Unlike the Soviet-era wave of emigrants, this current diaspora finds itself in the West experiencing a deep crisis of values.
Israeli soldiers near Badr-3 rockets at an outpost in northern Gaza. November 2023.
Source: Wiki Commons
It is way more like the 1930s than the 1970s, and the second coming of Donald Trump, should it happen, is bound to unleash a new surge of far-right politics, which may have already started in the recent days, with electoral victories of far-right populists in Argentina and the Netherlands.

Towards Universal Values

Yet, finding themselves between the rock of Putin’s blood-stained dictatorship and the hard place of a disoriented, crisis-stricken West that is perpetually shifting to the far right, the Russian liberals hardly have any other choice. Their experience in exile is best described as the loss of innocence, namely an extremely idealized and uninformed image of the West (and even more so of Ukraine).

Sanctions that badly hurt opposition Russians while sparing Putin’s henchmen; the pervasive narrative of collective guilt - troubling given the collective guilt narrative’s role in the history of the 20th century; incessant xenophobic attacks by anti-Russian information warriors on leading oppositional figures, especially Aleksey Navalny; the West turning a blind eye on “securitocratic” state capture, corruption and ultra-nationalism in modern Ukraine - all of this creates a strong feeling that the hawkish and illiberal part of the Western establishment is more interested in perpetuating the conflict than in helping to usher in democracy in either  Russia or Ukraine. Also, the feeling that Putin is for Western hawks what Hamas is for Netanyahu - a convenient frenemy who is helping to derail any democracy-based win-win solution for Russia and Ukraine.

No matter how much some  Russian exiles try to identify themselves with the Israelis, their real-life experiences will be inevitably more reminiscent to those of Palestinians, dispersed around the world as they are as a result of Israel’s expansionism over decades. This will hopefully usher in an element of nuance and balance in their judgement.

In fact, it does already.

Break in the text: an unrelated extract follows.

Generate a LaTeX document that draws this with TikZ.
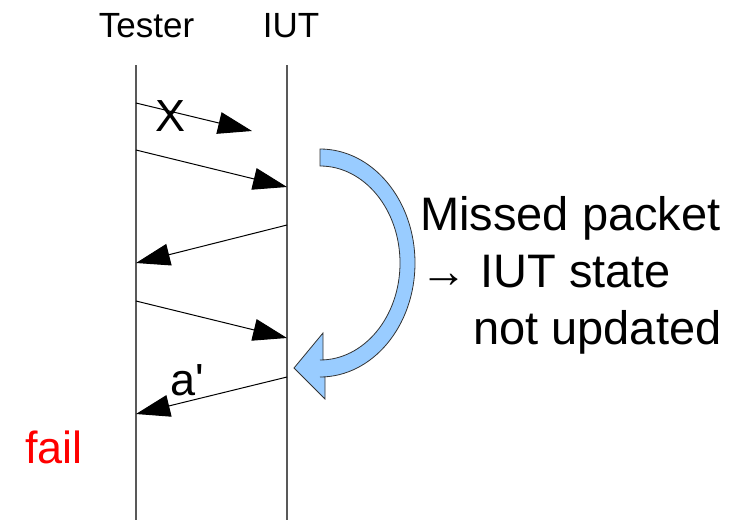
\documentclass[tikz,border=0pt]{standalone}
\usepackage{fontspec}
\setmainfont{Liberation Sans}
\usetikzlibrary{arrows.meta}
\definecolor{turnblue}{RGB}{153,204,255}
\tikzset{
  msg/.style={-{Triangle[length=34pt,width=22pt]}, line width=1pt},
  life/.style={line width=1.4pt, draw=black!65},
  head/.style={inner sep=0pt, anchor=base, font=\fontsize{35}{42}\selectfont},
  tag/.style={inner sep=0pt, anchor=base, font=\fontsize{45}{54}\selectfont},
  note/.style={inner sep=0pt, anchor=base west, font=\fontsize{47}{56}\selectfont}
}

\begin{document}
\begin{tikzpicture}[x=1pt, y=-1pt]
    \useasboundingbox (0,0) rectangle (733,520);
    \node[head] (tester) at (146.5,37) {Tester};
    \node[head] (iut) at (291,37) {IUT};
    % lifelines
    \coordinate (ttop) at (136,65);
    \coordinate (tbot) at (136,520);
    \coordinate (itop) at (287,65);
    \coordinate (ibot) at (287,520);
    \draw[life] (ttop) -- (tbot);
    \draw[life] (itop) -- (ibot);
    % message ends
    \coordinate (t1) at (136,103);
    \coordinate (lost) at (252,131);
    \coordinate (t2) at (136,150);
    \coordinate (i2) at (287,187);
    \coordinate (i3) at (287,225);
    \coordinate (t3) at (136,263);
    \coordinate (t4) at (136,301);
    \coordinate (i4) at (287,338);
    \coordinate (i5) at (287,377);
    \coordinate (t5) at (136,414);
    \draw[msg] (t1) -- (lost);
    \draw[msg] (t2) -- (i2);
    \draw[msg] (i3) -- (t3);
    \draw[msg] (t4) -- (i4);
    \draw[msg] (i5) -- (t5);
    \node[tag] (x) at (171,131) {X};
    \node[tag] (aprime) at (187,395) {a\textquotesingle};
    \node[tag, anchor=base west, text=red] (fail) at (25,463) {fail};
    % turning arrow
    \filldraw[fill=turnblue, draw=black!80, line width=0.8pt]
      (320,149) arc[start angle=-90, end angle=90, x radius=95, y radius=114]
      -- (325,377) -- (325,399) -- (294,368) -- (323,333) -- (323,360)
      -- (320,360) arc[start angle=90, end angle=-90, x radius=80, y radius=97]
      -- cycle;
    \node[note] (missed) at (420,230) {Missed packet};
    \node[note] (state) at (420,287) {→ IUT state};
    \node[note] (upd) at (473,344) {not updated};
\end{tikzpicture}
\end{document}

Despite being by far outnumbered by the “civilizers”, a surprising number of Russian academics, journalists and other thinkers, especially younger ones,  attempted to oppose the hardline majority view from universalist positions - downplaying neither Israeli tragedy, nor the decades-long suffering of the Palestinian people, while vehemently condemning violent extremism on both sides.

In my opinion, the current wave of exiled Russians will most likely assimilate into their new environments, which includes playing by their rules and accepting their unsavory aspects. There are zero chances in them building a new democratic Russia while the West shows little interest in the project.

But as Ukraine’s defeat in the war begins to loom, the logic of the Russian intellectuals’ sorry existence, as pariahs on both sides of the geopolitical rift, will lead them to question the wisdom of what the American-led West is doing – be it in the Middle East or closer to home. Has Ukraine been thrown under the bus for the benefit of the war industry and hawkish grifters? Have they been thrown under the same bus, alongside Ukraine? How to live with this and what is to be done?

If Russian liberals are to preserve themselves as a community with a shared identity and destiny, as well as a vision of a democratic Russia integrated with the West, the very logic of this inevitable soul-searching will likely prompt them to drift towards embracing universal values in a more non-conformist manner. This, at the end of the day, will prove beneficial to their own country, to Europe and to the rest of the world. Meanwhile, those who have embraced ethnonationalist narratives of their newly adopted homes will gradually drift away from the Russian political chatroom.